Sep 22 • Jo Cox-Brown

Chefs on Fire: What Cities Can Learn About Curating Calm, Creative Night-Time Experiences

The beauty of my job is that I get to attend events that remind me why I do what I do. This weekend, I attended two outstanding events in Portugal, which is fast becoming my favourite festival hotspot: the first was Deep House Bible, a legal rave on the beach in Portugal. Thankfully, the weather is still warm enough to dance outside.

I love Praia de Irmão as a beach, restaurant and event space. The music, location, staging, organisation and performances were exceptional. They have a great attention to detail, and this event did not disappoint. As a lover of deep house music, my soul ignited, and we danced until dawn.

By lunchtime the following day, I was ready for the second event, Chefs on Fire, a beautifully curated cultural and food-focused festival of food cooked on fire, music and art and held in Cascais, a pretty city 15 miles west of Lisbon, in Marechal Park, a delightful oasis in the heart of the city.

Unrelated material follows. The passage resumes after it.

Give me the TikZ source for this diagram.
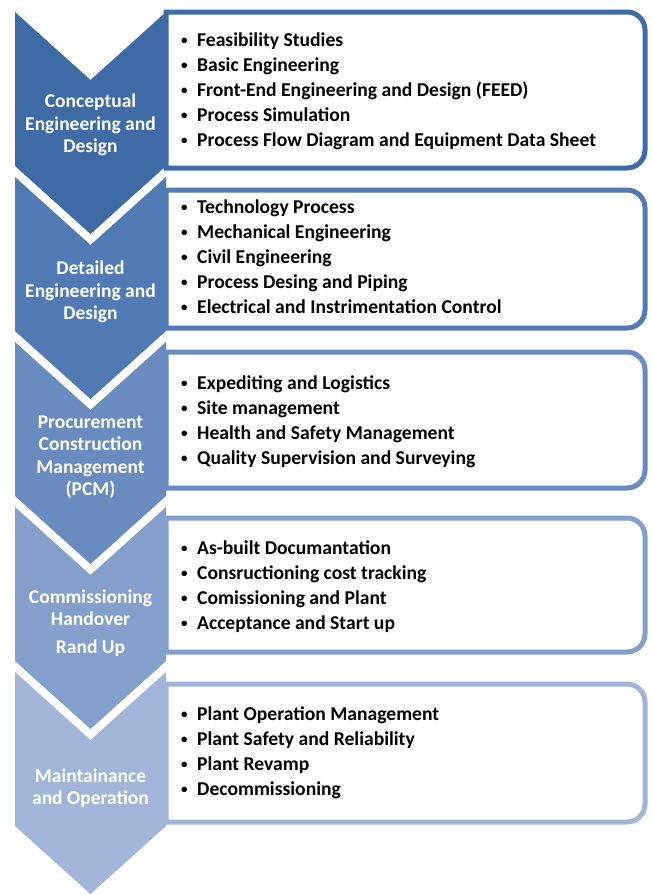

If you’ve never been and you love food, go. It’s food for the soul, the décor, the vibe, the music, the setting, the thoughtfulness in every detail. At every corner, we squealed with delight.

We chose the five-plate, two-drink option but shared it, savouring 10 dishes. Eight of them were pure excellence, delighting every taste bud. We were so full and so happy that we ended up having a mid-afternoon disco nap on the lawn, gingham blankets and cushions laid out as if they’d known we’d need them, saving the other half of our food joy until evening time.

Despite the event being busy, it felt calm and peaceful. Very few queues. No chaos. Just care, creativity, and community.

Why aren’t more cities embracing this kind of experience?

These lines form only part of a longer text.